Task objective: Only the span from the line containing "Recreate this image" down to the line containing "fig = go.Figure()" is to be printed, exactly and inclusively, with pictures omitted.
-- Begin Dataset entries --
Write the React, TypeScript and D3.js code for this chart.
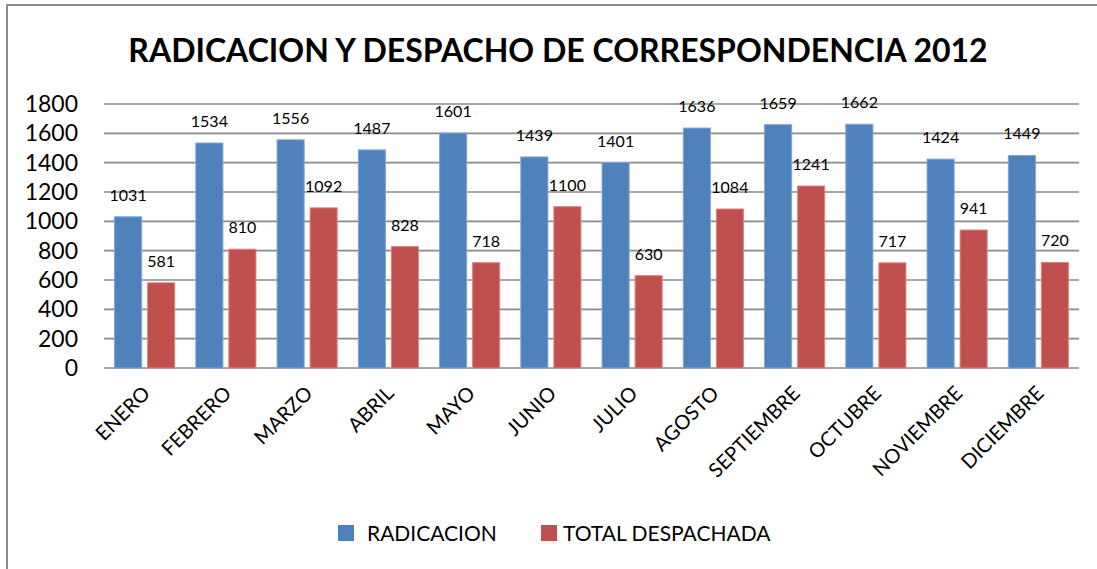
import React from 'react';
import * as d3 from 'd3';

const months = ['ENERO', 'FEBRERO', 'MARZO', 'ABRIL', 'MAYO', 'JUNIO', 'JULIO', 'AGOSTO', 'SEPTIEMBRE', 'OCTUBRE', 'NOVIEMBRE', 'DICIEMBRE'];
const radicacion = [1031, 1534, 1556, 1487, 1601, 1439, 1401, 1636, 1659, 1662, 1424, 1449];
const despachada = [581, 810, 1092, 828, 718, 1100, 630, 1084, 1241, 717, 941, 720];
const seriesNames = ['RADICACION', 'TOTAL DESPACHADA'];
const seriesColors = ['#4F81BD', '#C0504D'];
const seriesStroke = ['#7fa6d6', '#d98785'];
const yTicks = [0, 200, 400, 600, 800, 1000, 1200, 1400, 1600, 1800];

const W = 1097;
const H = 569;
const font = 'Lato, Calibri, "Open Sans", sans-serif';

export default function App() {
  const plot = { left: 104, right: 1079, top: 104, bottom: 368 };

  const x = d3.scaleBand<string>().domain(months).range([plot.left, plot.right]);
  const xs = d3
    .scaleBand<string>()
    .domain(seriesNames)
    .range([0, x.bandwidth()])
    .paddingInner(0.18)
    .paddingOuter(0.32);
  const y = d3.scaleLinear().domain([0, 1800]).range([plot.bottom, plot.top]);

  const values = [radicacion, despachada];

  return (
    <svg width={W} height={H} style={{ position: 'absolute', left: 0, top: 0, background: '#fff' }}>
      {/* chart border */}
      <rect x={7} y={5} width={W + 20} height={H + 20} fill="#fff" stroke="#8c8c8c" strokeWidth={2} />

      <text x={558} y={62} textAnchor="middle" fontFamily={font} fontWeight="bold" fontSize={32} fill="#000">
        RADICACION Y DESPACHO DE CORRESPONDENCIA 2012
      </text>

      {/* grid + y axis */}
      {yTicks.map((t) => (
        <g key={t}>
          <line x1={plot.left} x2={plot.right} y1={y(t)} y2={y(t)} stroke="#8a8a8a" strokeWidth={1.6} />
          <text x={78} y={y(t) + 8} textAnchor="end" fontFamily={font} fontSize={23} fill="#000">
            {t}
          </text>
        </g>
      ))}

      {/* bars */}
      {seriesNames.map((s, si) =>
        months.map((m, i) => {
          const v = values[si][i];
          const bx = (x(m) ?? 0) + (xs(s) ?? 0);
          return (
            <g key={s + m}>
              <rect
                x={bx}
                y={y(v)}
                width={xs.bandwidth()}
                height={y(0) - y(v)}
                fill={seriesColors[si]}
                stroke={seriesStroke[si]}
                strokeWidth={1}
              />
              <text
                x={bx + xs.bandwidth() / 2}
                y={y(v) - 16}
                textAnchor="middle"
                fontFamily={font}
                fontSize={16}
                fill="#000"
              >
                {v}
              </text>
            </g>
          );
        })
      )}

      {/* x labels */}
      {months.map((m) => {
        const cx = (x(m) ?? 0) + x.bandwidth() / 2;
        return (
          <text
            key={m}
            transform={`translate(${cx - 4},${384}) rotate(-45)`}
            dy="0.75em"
            textAnchor="end"
            fontFamily={font}
            fontSize={20}
            fill="#000"
          >
            {m}
          </text>
        );
      })}

      {/* legend */}
      {seriesNames.map((s, si) => {
        const lx = [338, 541][si];
        return (
          <g key={s} transform={`translate(${lx},525)`}>
            <rect width={16} height={16} fill={seriesColors[si]} />
            <text x={si === 0 ? 29 : 22} y={16} fontFamily={font} fontSize={21} fill="#000">
              {s}
            </text>
          </g>
        );
      })}
    </svg>
  );
}
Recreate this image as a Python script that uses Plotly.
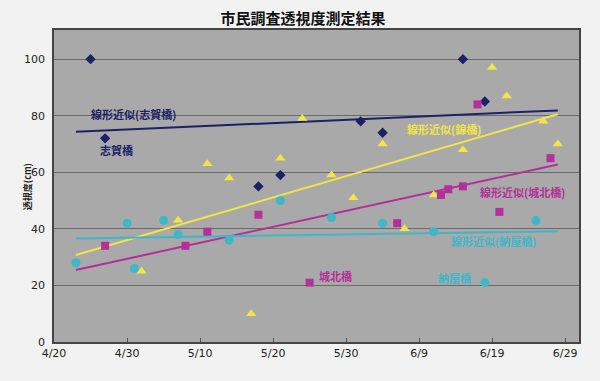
import numpy as np
import pandas as pd
import plotly.graph_objects as go

YEAR = "2009-"

shiga_dates = ["04-25", "04-27", "05-18", "05-21", "06-01", "06-04", "06-15", "06-18"]
shiga_vals = [100, 72, 55, 59, 78, 74, 100, 85]

nishiki_dates = ["05-02", "05-07", "05-11", "05-14", "05-17", "05-21", "05-24", "05-28", "05-31",
                 "06-04", "06-07", "06-11", "06-15", "06-19", "06-21", "06-26", "06-28"]
nishiki_vals = [25, 43, 63, 58, 10, 65, 79, 59, 51, 70, 40, 52, 68, 97, 87, 78, 70]

johoku_dates = ["04-27", "05-08", "05-11", "05-18", "05-25", "06-06", "06-12", "06-13", "06-15",
                "06-17", "06-20", "06-27"]
johoku_vals = [34, 34, 39, 45, 21, 42, 52, 54, 55, 84, 46, 65]

naya_dates = ["04-23", "04-30", "05-01", "05-05", "05-07", "05-14", "05-21", "05-28", "06-04",
              "06-11", "06-18", "06-25"]
naya_vals = [28, 42, 26, 43, 38, 36, 50, 44, 42, 39, 21, 43]

tick_dates = ["04-20", "04-30", "05-10", "05-20", "05-30", "06-09", "06-19", "06-29"]
tick_labels = ["4/20", "4/30", "5/10", "5/20", "5/30", "6/9", "6/19", "6/29"]

NAVY = "#1b2266"
YELLOW = "#f2e545"
PINK = "#b3309a"
CYAN = "#3fb7c9"

def to_dt(ds):
    return pd.to_datetime([YEAR + d for d in ds])

all_dt = to_dt(shiga_dates + nishiki_dates + johoku_dates + naya_dates)
x0, x1 = all_dt.min(), all_dt.max()
origin = pd.Timestamp(YEAR + "04-20")

fig = go.Figure()

series = [
    ("志賀橋", shiga_dates, shiga_vals, NAVY, "diamond", 8),
    ("錦橋", nishiki_dates, nishiki_vals, YELLOW, "triangle-up", 9),
    ("城北橋", johoku_dates, johoku_vals, PINK, "square", 8),
    ("納屋橋", naya_dates, naya_vals, CYAN, "circle", 9),
]

for name, ds, vs, col, sym, sz in series:
    dt = to_dt(ds)
    days = np.array([(d - origin).days for d in dt], dtype=float)
    k, b = np.polyfit(days, np.array(vs, dtype=float), 1)
    ends = np.array([(x0 - origin).days, (x1 - origin).days], dtype=float)
    fig.add_trace(go.Scatter(x=[x0, x1], y=k * ends + b, mode="lines",
                             line=dict(color=col, width=2), showlegend=False,
                             hoverinfo="skip"))

for name, ds, vs, col, sym, sz in series:
    fig.add_trace(go.Scatter(x=to_dt(ds), y=vs, mode="markers", name=name,
                             marker=dict(symbol=sym, size=sz, color=col, line=dict(width=0)),
                             showlegend=False))

FONT = "Noto Sans CJK JP"

def px_ann(text, px, py, color, size=11):
    fig.add_annotation(text=text, xref="paper", yref="paper",
                       x=(px - 54) / 525, y=(342 - py) / 312.5,
                       showarrow=False, xanchor="center", yanchor="middle",
                       font=dict(family=FONT, size=size, color=color, weight="bold"))

px_ann("線形近似(志賀橋)", 133.5, 114, NAVY)
px_ann("志賀橋", 116.5, 150, NAVY)
px_ann("線形近似(錦橋)", 443.5, 129, YELLOW)
px_ann("線形近似(城北橋)", 522, 192, PINK)
px_ann("城北橋", 335.5, 275.6, PINK)
px_ann("線形近似(納屋橋)", 493.5, 241, CYAN)
px_ann("納屋橋", 454, 278, CYAN)

fig.add_annotation(text="透視度(cm)", xref="paper", yref="paper",
                   x=(27 - 54) / 525, y=(342 - 187) / 312.5, textangle=-90,
                   showarrow=False, xanchor="center", yanchor="middle",
                   font=dict(family=FONT, size=9, color="#222222", weight="bold"))

fig.update_layout(
    width=600, height=381,
    margin=dict(l=54, r=21, t=30, b=39),
    paper_bgcolor="#f2f2f2",
    plot_bgcolor="#a9a9a9",
    title=dict(text="市民調査透視度測定結果", x=0.505, xanchor="center",
               y=1 - 19 / 381, yanchor="middle",
               font=dict(family=FONT, size=15, color="#111111", weight="bold")),
    font=dict(family=FONT, size=11, color="#222222"),
)

fig.update_xaxes(
    range=[origin, origin + pd.Timedelta(days=71.9)],
    tickvals=to_dt(tick_dates), ticktext=tick_labels,
    showgrid=False, zeroline=False,
    showline=True, linecolor="#444444", linewidth=1.5, mirror=True,
    ticks="inside", ticklen=4, tickcolor="#555555",
    tickfont=dict(family="DejaVu Sans", size=11, color="#222222"),
)
fig.update_yaxes(
    range=[0, 110.3], tickvals=[0, 20, 40, 60, 80, 100],
    showgrid=True, gridcolor="#6a6a6a", gridwidth=1, zeroline=False,
    showline=True, linecolor="#444444", linewidth=1.5, mirror=True,
    ticks="", ticklabelstandoff=5,
    tickfont=dict(family="DejaVu Sans", size=11, color="#222222"),
)

fig.write_html("out.html", config={"displayModeBar": False},
               post_script="document.body.style.margin='0';document.body.style.background='#f2f2f2';")
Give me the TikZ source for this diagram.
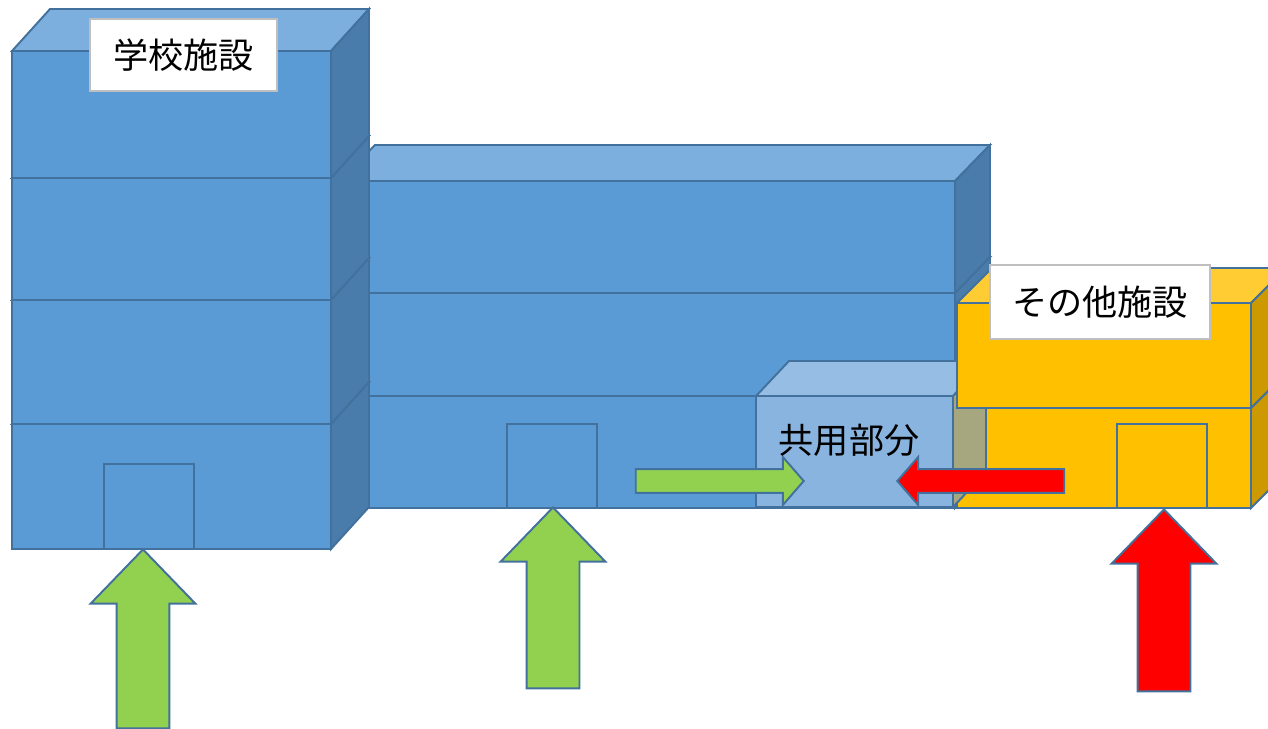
\documentclass[tikz,border=0pt]{standalone}
\usepackage{fontspec}
\newfontfamily\jpfont{Noto Sans CJK JP}
\usetikzlibrary{shapes.arrows}

\definecolor{edge}{HTML}{41719C}
\definecolor{signgray}{HTML}{BFBFBF}
\definecolor{bluefront}{HTML}{5B9BD5}
\definecolor{bluetop}{HTML}{7CAFDD}
\definecolor{blueside}{HTML}{497CAA}
\definecolor{sharedfront}{HTML}{8AB4E0}
\definecolor{sharedtop}{HTML}{96BEE4}
\definecolor{sharedside}{HTML}{A6A67F}
\definecolor{annexfront}{HTML}{FFC000}
\definecolor{annextop}{HTML}{FFCD33}
\definecolor{annexside}{HTML}{CC9A00}
\definecolor{walkgreen}{HTML}{92D050}
\definecolor{walkred}{HTML}{FF0000}

\tikzstyle{wall}=[draw=edge, line width=1.1pt]
\tikzstyle{door}=[draw=edge, line width=1.1pt]
\tikzstyle{sign}=[draw=signgray, fill=white, line width=1pt,
  font=\jpfont\fontsize{20}{24}\selectfont]
\tikzstyle{uparrow}=[single arrow, draw=edge, line width=1.1pt, rotate=90,
  anchor=tip, inner xsep=0pt, inner ysep=0.51cm, minimum width=2.06cm,
  single arrow head extend=0.52cm, single arrow tip angle=88]
\tikzstyle{sidearrow}=[single arrow, draw=edge, line width=1.1pt,
  anchor=tip, inner xsep=0pt, inner ysep=0.22cm, minimum width=0.92cm,
  single arrow head extend=0.24cm, single arrow tip angle=98]

% one box of a building: left, top, right, bottom, depth x, depth y, colour
\newcommand{\blockcube}[7]{%
  \draw[wall, fill=#7front] (#1,#2) rectangle (#3,#4);
  \draw[wall, fill=#7top] (#1,#2) -- ++(#5,-#6) -- ++(#3-#1,0) -- (#3,#2) -- cycle;
  \draw[wall, fill=#7side] (#3,#2) -- ++(#5,-#6) -- ++(0,#4-#2) -- (#3,#4) -- cycle;
}

\begin{document}
\begin{tikzpicture}[x=0.02cm, y=-0.02cm, line join=miter]
  \useasboundingbox (0,0) rectangle (1268,729);
  \clip (0,0) rectangle (1268,729);

  % long wing
  \blockcube{340}{396}{955}{508}{35}{36}{blue}
  \blockcube{340}{293}{955}{396}{35}{36}{blue}
  \blockcube{340}{181}{955}{293}{35}{36}{blue}

  % tower
  \blockcube{12}{424}{331}{549}{38}{42}{blue}
  \blockcube{12}{300}{331}{424}{38}{42}{blue}
  \blockcube{12}{178}{331}{300}{38}{42}{blue}
  \blockcube{12}{51}{331}{178}{38}{42}{blue}

  % other facility, shared part in between
  \blockcube{957}{408}{1251}{508}{35}{35}{annex}
  \blockcube{756}{396}{953}{507}{33}{35}{shared}
  \blockcube{957}{303}{1251}{408}{35}{35}{annex}

  % entrances
  \draw[door, fill=bluefront]  (104,464) rectangle (194,549);
  \draw[door, fill=bluefront]  (507,424) rectangle (597,508);
  \draw[door, fill=annexfront] (1117,424) rectangle (1207,508);

  % flows
  \node[uparrow, fill=walkgreen, minimum height=3.58cm] (inA) at (143,548) {};
  \node[uparrow, fill=walkgreen, minimum height=3.62cm] (inB) at (553,506) {};
  \node[uparrow, fill=walkred, minimum height=3.64cm] (inC) at (1164,508) {};
  \node[sidearrow, fill=walkgreen, minimum height=3.36cm] (toshared) at (805,481) {};
  \node[sidearrow, fill=walkred, rotate=180, minimum height=3.34cm] (fromother) at (896,481) {};

  % labels
  \node[sign, minimum width=3.74cm, minimum height=1.44cm] (school) at (183.5,55) {学校施設};
  \node[sign, minimum width=4.4cm, minimum height=1.48cm] (other) at (1100,302) {その他施設};
  \node[font=\jpfont\fontsize{20}{24}\selectfont] (shared) at (849,440) {共用部分};
\end{tikzpicture}
\end{document}
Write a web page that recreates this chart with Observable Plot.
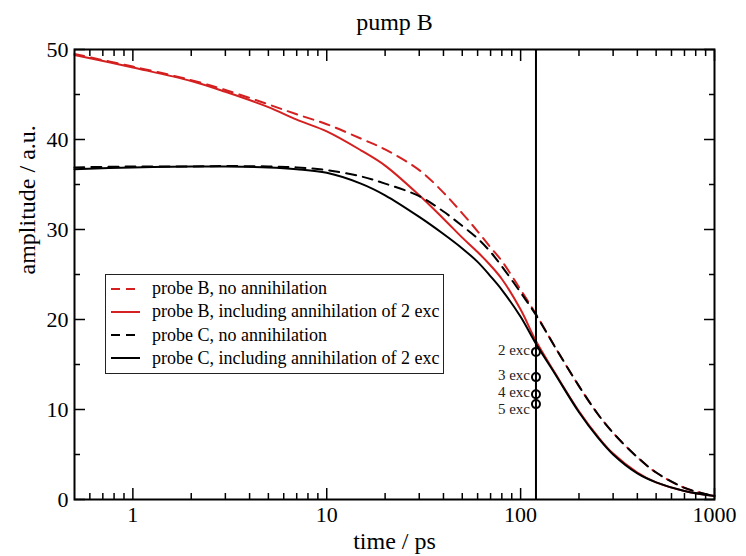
-- End Dataset entries --
Solution to the problem:
Recreate this image as a Python script that uses Plotly.
import numpy as np
import pandas as pd
import plotly.graph_objects as go

YEAR = "2009-"

shiga_dates = ["04-25", "04-27", "05-18", "05-21", "06-01", "06-04", "06-15", "06-18"]
shiga_vals = [100, 72, 55, 59, 78, 74, 100, 85]

nishiki_dates = ["05-02", "05-07", "05-11", "05-14", "05-17", "05-21", "05-24", "05-28", "05-31",
                 "06-04", "06-07", "06-11", "06-15", "06-19", "06-21", "06-26", "06-28"]
nishiki_vals = [25, 43, 63, 58, 10, 65, 79, 59, 51, 70, 40, 52, 68, 97, 87, 78, 70]

johoku_dates = ["04-27", "05-08", "05-11", "05-18", "05-25", "06-06", "06-12", "06-13", "06-15",
                "06-17", "06-20", "06-27"]
johoku_vals = [34, 34, 39, 45, 21, 42, 52, 54, 55, 84, 46, 65]

naya_dates = ["04-23", "04-30", "05-01", "05-05", "05-07", "05-14", "05-21", "05-28", "06-04",
              "06-11", "06-18", "06-25"]
naya_vals = [28, 42, 26, 43, 38, 36, 50, 44, 42, 39, 21, 43]

tick_dates = ["04-20", "04-30", "05-10", "05-20", "05-30", "06-09", "06-19", "06-29"]
tick_labels = ["4/20", "4/30", "5/10", "5/20", "5/30", "6/9", "6/19", "6/29"]

NAVY = "#1b2266"
YELLOW = "#f2e545"
PINK = "#b3309a"
CYAN = "#3fb7c9"

def to_dt(ds):
    return pd.to_datetime([YEAR + d for d in ds])

all_dt = to_dt(shiga_dates + nishiki_dates + johoku_dates + naya_dates)
x0, x1 = all_dt.min(), all_dt.max()
origin = pd.Timestamp(YEAR + "04-20")

fig = go.Figure()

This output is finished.